I remember making trips to Cades Cove when we were younger. We would
pile gingerly place our bikes in the back of Daddy’s truck, and head up to the Smoky Mountains. It is understood that in order to see the most wildlife–and beat all the traffic–you must leave at the crack of dawn.
I blame this on several factors: 1) My brother took a shower that seemed to last forever. 2) I wanted to stop for a biscuit. 3) Early morning Starbucks is hard to resist.
When we finally arrived to Cades Cove, the parking lot was full. We had decided that we would rent the bikes to complete the eleven mile bike loop. Unfortunately, we didn’t count on one small hang-up. See, the information on the website says that they rent bicycles to all ages. My six year old nephew was just a wee bit too small for the bike they had for him. And bikes with training wheels aren’t rented for the loop.
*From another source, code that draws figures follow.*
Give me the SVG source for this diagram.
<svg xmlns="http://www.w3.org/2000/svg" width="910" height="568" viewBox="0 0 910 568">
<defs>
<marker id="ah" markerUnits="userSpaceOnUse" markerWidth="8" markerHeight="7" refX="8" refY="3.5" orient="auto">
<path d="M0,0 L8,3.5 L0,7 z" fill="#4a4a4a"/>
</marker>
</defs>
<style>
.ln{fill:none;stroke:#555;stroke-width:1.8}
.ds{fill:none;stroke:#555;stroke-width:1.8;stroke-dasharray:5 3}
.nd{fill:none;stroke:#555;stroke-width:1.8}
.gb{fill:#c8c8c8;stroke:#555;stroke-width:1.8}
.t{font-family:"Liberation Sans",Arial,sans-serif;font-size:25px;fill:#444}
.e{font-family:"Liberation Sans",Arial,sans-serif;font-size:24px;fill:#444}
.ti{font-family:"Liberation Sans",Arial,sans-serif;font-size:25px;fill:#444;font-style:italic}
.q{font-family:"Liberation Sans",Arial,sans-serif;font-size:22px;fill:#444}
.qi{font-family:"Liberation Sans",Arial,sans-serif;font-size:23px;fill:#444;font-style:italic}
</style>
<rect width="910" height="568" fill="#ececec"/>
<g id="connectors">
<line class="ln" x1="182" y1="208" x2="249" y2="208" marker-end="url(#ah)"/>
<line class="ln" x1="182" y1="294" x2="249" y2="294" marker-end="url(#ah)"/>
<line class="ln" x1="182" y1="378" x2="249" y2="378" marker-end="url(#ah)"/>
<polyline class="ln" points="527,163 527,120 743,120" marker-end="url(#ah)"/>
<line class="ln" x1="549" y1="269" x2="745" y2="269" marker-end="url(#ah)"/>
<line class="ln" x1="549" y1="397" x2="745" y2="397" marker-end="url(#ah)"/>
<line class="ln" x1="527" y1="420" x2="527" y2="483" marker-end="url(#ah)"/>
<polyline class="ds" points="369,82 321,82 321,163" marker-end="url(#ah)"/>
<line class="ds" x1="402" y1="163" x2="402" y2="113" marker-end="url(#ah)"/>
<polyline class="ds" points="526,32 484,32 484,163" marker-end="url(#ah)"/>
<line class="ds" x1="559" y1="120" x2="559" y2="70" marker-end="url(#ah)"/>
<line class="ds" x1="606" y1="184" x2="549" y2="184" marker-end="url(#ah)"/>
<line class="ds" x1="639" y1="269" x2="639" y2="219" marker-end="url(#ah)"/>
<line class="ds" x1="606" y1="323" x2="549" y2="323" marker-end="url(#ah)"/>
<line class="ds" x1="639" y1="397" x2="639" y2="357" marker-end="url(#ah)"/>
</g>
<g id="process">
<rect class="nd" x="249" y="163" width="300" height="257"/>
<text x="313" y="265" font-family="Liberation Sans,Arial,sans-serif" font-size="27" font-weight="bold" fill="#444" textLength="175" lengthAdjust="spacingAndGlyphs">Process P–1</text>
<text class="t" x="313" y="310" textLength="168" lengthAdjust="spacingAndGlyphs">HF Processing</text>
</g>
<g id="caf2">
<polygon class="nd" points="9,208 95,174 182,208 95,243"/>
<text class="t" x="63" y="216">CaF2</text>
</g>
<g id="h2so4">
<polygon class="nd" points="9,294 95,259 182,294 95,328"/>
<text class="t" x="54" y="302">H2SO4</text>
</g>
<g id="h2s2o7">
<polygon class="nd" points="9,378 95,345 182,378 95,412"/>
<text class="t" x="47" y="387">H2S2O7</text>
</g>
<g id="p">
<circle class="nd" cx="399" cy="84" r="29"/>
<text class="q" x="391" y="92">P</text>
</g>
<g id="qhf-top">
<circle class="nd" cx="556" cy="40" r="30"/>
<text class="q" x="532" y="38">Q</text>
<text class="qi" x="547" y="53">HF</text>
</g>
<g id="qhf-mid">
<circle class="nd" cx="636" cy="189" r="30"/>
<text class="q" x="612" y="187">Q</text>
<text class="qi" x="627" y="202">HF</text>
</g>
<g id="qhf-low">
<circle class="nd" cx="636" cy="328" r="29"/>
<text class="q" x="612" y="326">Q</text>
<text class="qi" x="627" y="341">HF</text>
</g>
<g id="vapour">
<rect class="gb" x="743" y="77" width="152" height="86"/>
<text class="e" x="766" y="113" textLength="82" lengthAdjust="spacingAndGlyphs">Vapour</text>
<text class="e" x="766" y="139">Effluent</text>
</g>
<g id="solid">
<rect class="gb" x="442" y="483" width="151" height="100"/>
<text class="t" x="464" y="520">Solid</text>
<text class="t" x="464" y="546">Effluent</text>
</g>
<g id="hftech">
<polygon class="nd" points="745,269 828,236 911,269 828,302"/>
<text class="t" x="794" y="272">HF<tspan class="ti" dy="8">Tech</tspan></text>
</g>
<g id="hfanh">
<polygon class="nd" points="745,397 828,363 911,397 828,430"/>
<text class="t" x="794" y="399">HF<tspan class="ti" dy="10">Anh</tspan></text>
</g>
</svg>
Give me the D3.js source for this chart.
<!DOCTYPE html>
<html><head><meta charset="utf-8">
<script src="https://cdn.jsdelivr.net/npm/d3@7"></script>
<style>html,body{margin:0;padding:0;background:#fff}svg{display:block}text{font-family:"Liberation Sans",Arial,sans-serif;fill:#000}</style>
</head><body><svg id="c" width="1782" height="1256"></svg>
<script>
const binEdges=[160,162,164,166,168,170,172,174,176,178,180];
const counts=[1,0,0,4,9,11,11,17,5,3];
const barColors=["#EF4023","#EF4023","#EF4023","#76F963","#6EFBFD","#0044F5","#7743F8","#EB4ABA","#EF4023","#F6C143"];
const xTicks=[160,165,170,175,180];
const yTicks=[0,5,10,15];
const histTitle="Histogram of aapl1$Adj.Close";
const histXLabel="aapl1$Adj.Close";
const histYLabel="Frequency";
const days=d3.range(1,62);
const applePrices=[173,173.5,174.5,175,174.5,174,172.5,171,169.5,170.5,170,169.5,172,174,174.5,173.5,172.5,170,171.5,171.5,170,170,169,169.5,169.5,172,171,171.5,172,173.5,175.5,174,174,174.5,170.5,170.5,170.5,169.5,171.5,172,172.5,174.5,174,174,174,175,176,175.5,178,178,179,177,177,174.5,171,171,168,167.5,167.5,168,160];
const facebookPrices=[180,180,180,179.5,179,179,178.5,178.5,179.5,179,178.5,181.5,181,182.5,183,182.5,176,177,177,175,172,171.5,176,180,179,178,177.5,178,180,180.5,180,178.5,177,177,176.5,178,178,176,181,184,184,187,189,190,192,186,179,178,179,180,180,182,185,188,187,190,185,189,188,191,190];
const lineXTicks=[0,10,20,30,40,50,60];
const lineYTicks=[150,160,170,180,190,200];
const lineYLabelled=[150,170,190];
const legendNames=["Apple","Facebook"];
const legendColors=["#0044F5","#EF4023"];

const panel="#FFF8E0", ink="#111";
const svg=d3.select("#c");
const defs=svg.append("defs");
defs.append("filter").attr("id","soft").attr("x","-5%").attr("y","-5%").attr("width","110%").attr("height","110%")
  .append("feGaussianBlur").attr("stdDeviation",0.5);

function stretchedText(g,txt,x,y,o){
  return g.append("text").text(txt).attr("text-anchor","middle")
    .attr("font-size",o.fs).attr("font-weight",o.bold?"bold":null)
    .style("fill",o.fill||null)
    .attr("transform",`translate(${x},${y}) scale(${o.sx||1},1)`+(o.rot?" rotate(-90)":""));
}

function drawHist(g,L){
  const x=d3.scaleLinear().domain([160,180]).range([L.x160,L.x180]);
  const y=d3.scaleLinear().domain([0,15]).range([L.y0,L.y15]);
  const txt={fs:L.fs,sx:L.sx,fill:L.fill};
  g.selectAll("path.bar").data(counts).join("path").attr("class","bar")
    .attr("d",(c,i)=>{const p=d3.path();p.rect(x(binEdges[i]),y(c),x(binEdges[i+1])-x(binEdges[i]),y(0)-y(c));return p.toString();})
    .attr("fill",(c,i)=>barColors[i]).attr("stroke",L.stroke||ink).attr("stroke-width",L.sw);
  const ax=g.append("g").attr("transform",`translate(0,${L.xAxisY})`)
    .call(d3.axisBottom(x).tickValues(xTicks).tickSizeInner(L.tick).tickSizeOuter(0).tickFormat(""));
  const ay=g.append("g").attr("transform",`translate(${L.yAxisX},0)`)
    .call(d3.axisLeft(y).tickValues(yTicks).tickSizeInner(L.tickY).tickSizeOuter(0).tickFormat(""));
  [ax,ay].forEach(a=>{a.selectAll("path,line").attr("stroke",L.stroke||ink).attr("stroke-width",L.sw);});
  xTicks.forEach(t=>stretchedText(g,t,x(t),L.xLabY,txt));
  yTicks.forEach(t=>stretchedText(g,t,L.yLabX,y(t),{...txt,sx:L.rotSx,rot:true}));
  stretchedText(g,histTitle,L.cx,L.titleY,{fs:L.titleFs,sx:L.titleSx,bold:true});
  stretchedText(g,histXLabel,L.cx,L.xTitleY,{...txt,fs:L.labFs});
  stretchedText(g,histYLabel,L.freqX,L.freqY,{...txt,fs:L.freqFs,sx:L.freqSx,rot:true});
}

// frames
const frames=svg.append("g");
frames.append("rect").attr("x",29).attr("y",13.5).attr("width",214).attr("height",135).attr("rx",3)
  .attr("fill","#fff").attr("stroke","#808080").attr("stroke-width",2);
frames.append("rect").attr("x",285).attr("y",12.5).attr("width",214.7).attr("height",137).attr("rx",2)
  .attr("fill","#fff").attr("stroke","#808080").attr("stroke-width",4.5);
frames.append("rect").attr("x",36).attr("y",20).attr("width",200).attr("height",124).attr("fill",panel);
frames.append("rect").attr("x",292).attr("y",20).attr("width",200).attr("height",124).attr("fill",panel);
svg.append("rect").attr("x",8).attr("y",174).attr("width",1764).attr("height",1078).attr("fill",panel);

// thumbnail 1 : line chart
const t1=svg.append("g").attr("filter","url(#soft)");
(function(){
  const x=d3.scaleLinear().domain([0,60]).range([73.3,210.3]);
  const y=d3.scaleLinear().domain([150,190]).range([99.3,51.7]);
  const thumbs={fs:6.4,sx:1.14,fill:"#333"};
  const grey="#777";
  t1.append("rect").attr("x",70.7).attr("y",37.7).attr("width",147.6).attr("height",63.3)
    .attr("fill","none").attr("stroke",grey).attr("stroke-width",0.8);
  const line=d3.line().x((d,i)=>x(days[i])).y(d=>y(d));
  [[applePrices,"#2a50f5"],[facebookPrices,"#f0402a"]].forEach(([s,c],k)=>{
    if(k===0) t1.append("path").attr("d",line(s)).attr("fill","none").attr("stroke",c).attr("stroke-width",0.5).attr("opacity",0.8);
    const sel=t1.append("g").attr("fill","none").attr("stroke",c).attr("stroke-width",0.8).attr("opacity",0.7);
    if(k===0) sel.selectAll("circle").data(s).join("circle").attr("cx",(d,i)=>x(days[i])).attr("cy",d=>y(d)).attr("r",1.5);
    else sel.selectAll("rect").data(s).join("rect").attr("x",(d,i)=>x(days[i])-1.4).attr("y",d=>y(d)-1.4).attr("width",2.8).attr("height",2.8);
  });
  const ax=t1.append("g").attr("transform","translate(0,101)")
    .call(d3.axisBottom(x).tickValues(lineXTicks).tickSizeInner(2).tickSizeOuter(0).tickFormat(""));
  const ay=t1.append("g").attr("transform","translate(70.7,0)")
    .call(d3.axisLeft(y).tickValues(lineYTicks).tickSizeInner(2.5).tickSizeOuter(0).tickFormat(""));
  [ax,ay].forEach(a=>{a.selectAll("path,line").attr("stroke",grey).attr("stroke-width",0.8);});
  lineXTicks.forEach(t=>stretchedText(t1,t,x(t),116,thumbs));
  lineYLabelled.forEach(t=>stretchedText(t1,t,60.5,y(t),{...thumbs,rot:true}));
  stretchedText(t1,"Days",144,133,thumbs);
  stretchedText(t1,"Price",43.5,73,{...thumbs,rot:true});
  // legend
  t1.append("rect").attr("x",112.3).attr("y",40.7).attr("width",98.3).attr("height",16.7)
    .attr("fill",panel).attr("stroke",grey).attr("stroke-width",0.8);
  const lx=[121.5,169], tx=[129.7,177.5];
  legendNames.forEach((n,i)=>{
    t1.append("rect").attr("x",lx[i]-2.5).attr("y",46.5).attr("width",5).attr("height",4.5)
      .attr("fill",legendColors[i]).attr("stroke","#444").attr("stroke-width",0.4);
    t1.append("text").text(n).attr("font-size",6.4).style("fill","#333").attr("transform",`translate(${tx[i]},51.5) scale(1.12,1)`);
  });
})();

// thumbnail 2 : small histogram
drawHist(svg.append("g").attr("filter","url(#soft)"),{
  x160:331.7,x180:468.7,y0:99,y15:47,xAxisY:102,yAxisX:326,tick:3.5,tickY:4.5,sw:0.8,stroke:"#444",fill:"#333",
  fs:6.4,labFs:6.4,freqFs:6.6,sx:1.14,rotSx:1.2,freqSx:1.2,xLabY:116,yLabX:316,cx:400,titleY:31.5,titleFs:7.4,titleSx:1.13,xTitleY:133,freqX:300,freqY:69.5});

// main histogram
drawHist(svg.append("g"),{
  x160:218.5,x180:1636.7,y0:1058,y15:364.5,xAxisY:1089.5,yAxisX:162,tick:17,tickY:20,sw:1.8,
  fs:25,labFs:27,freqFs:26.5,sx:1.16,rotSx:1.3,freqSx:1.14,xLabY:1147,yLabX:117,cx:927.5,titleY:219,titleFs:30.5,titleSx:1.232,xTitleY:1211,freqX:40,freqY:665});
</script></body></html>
I willingly stayed behind with him to bike the camp ground instead…
As we passed campers in tents and rather large monstrosities, he waved and said, “Hello!” Most of the campers were rather friendly, and even if they weren’t–I don’t think he would notice. He did, however, notice every single squirrel. And he stopped at every stop sign. We loaded his cargo pockets with the keys to the car and my money. He was quiet a sight: A tee shirt proclaiming, “What happens in Pre-K, Stays in Pre-K!”, cargo pants sagging under the weight of change and keys, and a perky smile!
Before my sister headed out, I handed her the backpack I had brought along. It was complete with a water bottle and a box of Band-aides/Neosporin. Yeah, I know. I blame that on being a teacher. Turns out that it wasn’t for naught. When the kids and adults arrived back to the meeting spot, we heard that my oldest niece became quite adept at wrecking. As we enjoyed our ice creams, Landon (my riding partner), was stung on the face by a bee.